Emmanouil A. Miaoulis (Εμμανουήλ Α. Μιαούλης) was a Greek naval officer active during the first decades of the existence of the Royal Hellenic Navy.

==Biography==
He was born into the notable Hydriot family of Miaoulis, which had played a prominent role in the Greek War of Independence. His father was Antonios Miaoulis, an officer in the War of Independence, and second son of the great admiral Andreas Vokos Miaoulis.

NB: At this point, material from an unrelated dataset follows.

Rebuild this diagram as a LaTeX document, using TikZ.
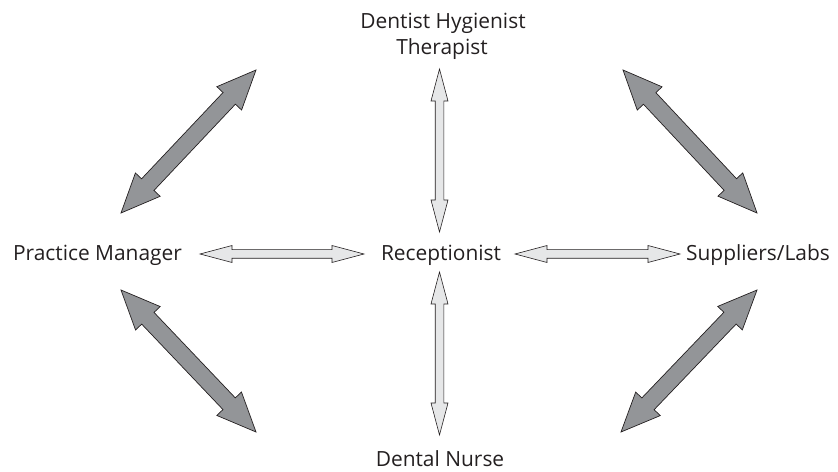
\documentclass[tikz,border=0pt]{standalone}
\usepackage{fontspec}
\setmainfont{Open Sans}
\usetikzlibrary{calc}
\definecolor{darkfill}{HTML}{939598}
\definecolor{lightfill}{HTML}{E6E7E8}
\definecolor{txt}{HTML}{231F20}
\tikzset{
  lbl/.style={font=\fontsize{21}{25.5}\selectfont, text=txt, inner sep=0pt, align=center, anchor=base},
  lightarrow/.style={draw=txt, line width=0.6pt, fill=lightfill, line join=miter},
  darkarrow/.style={draw=txt, line width=0.7pt, fill=darkfill, line join=miter}
}
% #1 style, #2 start, #3 end, #4 head length, #5 head half width, #6 shaft half width
\newcommand\twowayarrow[6]{%
  \path[#1] (#2)
    -- ($(#2)!#4!(#3)!#5!90:(#3)$)
    -- ($(#2)!#4!(#3)!#6!90:(#3)$)
    -- ($(#3)!#4!(#2)!#6!-90:(#2)$)
    -- ($(#3)!#4!(#2)!#5!-90:(#2)$)
    -- (#3)
    -- ($(#3)!#4!(#2)!#5!90:(#2)$)
    -- ($(#3)!#4!(#2)!#6!90:(#2)$)
    -- ($(#2)!#4!(#3)!#6!-90:(#3)$)
    -- ($(#2)!#4!(#3)!#5!-90:(#3)$)
    -- cycle;}
\begin{document}
\begin{tikzpicture}[x=1bp,y=-1bp]
\useasboundingbox (0,0) rectangle (838,472);
% labels
\node[lbl] (top) at (443,28.5) {Dentist Hygienist};
\node[lbl] (top2) at (442,54.5) {Therapist};
\node[lbl] (pm) at (97.5,260.5) {Practice Manager};
\node[lbl] (rec) at (441,260.5) {Receptionist};
\node[lbl] (sup) at (758,260.5) {Suppliers/Labs};
\node[lbl] (dn) at (440,466) {Dental Nurse};
% arrow end points
\coordinate (t1) at (439.5,69);   \coordinate (t2) at (439.5,232);
\coordinate (b1) at (439.5,272);  \coordinate (b2) at (439.5,435);
\coordinate (l1) at (200,254);  \coordinate (l2) at (364,254);
\coordinate (r1) at (515,254);  \coordinate (r2) at (680,254);
\coordinate (tl1) at (121,213); \coordinate (tl2) at (256,70);
\coordinate (tr1) at (623,70);  \coordinate (tr2) at (757,213);
\coordinate (bl1) at (121,290); \coordinate (bl2) at (256,432);
\coordinate (br1) at (757,290); \coordinate (br2) at (621,432);
% light arrows
\twowayarrow{lightarrow}{t1}{t2}{32bp}{8.5bp}{4.3bp}
\twowayarrow{lightarrow}{b1}{b2}{32bp}{8.5bp}{4.3bp}
\twowayarrow{lightarrow}{l1}{l2}{32bp}{8.5bp}{4.3bp}
\twowayarrow{lightarrow}{r1}{r2}{32bp}{8.5bp}{4.3bp}
% dark arrows
\twowayarrow{darkarrow}{tl1}{tl2}{39bp}{17bp}{8.5bp}
\twowayarrow{darkarrow}{tr1}{tr2}{39bp}{17bp}{8.5bp}
\twowayarrow{darkarrow}{bl1}{bl2}{39bp}{17bp}{8.5bp}
\twowayarrow{darkarrow}{br1}{br2}{39bp}{17bp}{8.5bp}
\end{tikzpicture}
\end{document}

After independence, Emmanouil Miaoulis joined the newly established Royal Navy. In 1853, after a distinguished service, he was appointed to teach the first classes in theoretical navigation in the recently founded Hellenic Naval Academy, aboard the corvette Loudovikos. He then was assigned as captain of the steam schooner Panope, and was sent to Britain to sail it home. During the voyage, the ship ran aground off Ferrol on northern Spain on 14 December 1856. Miaoulis was able to extricate his crew by correctly calculating the tide, but the ship had to be given up for lost. Exonerated by the subsequent court martial, in 1857 he was sent back to England to receive another newly built steam schooner, the Afroessa.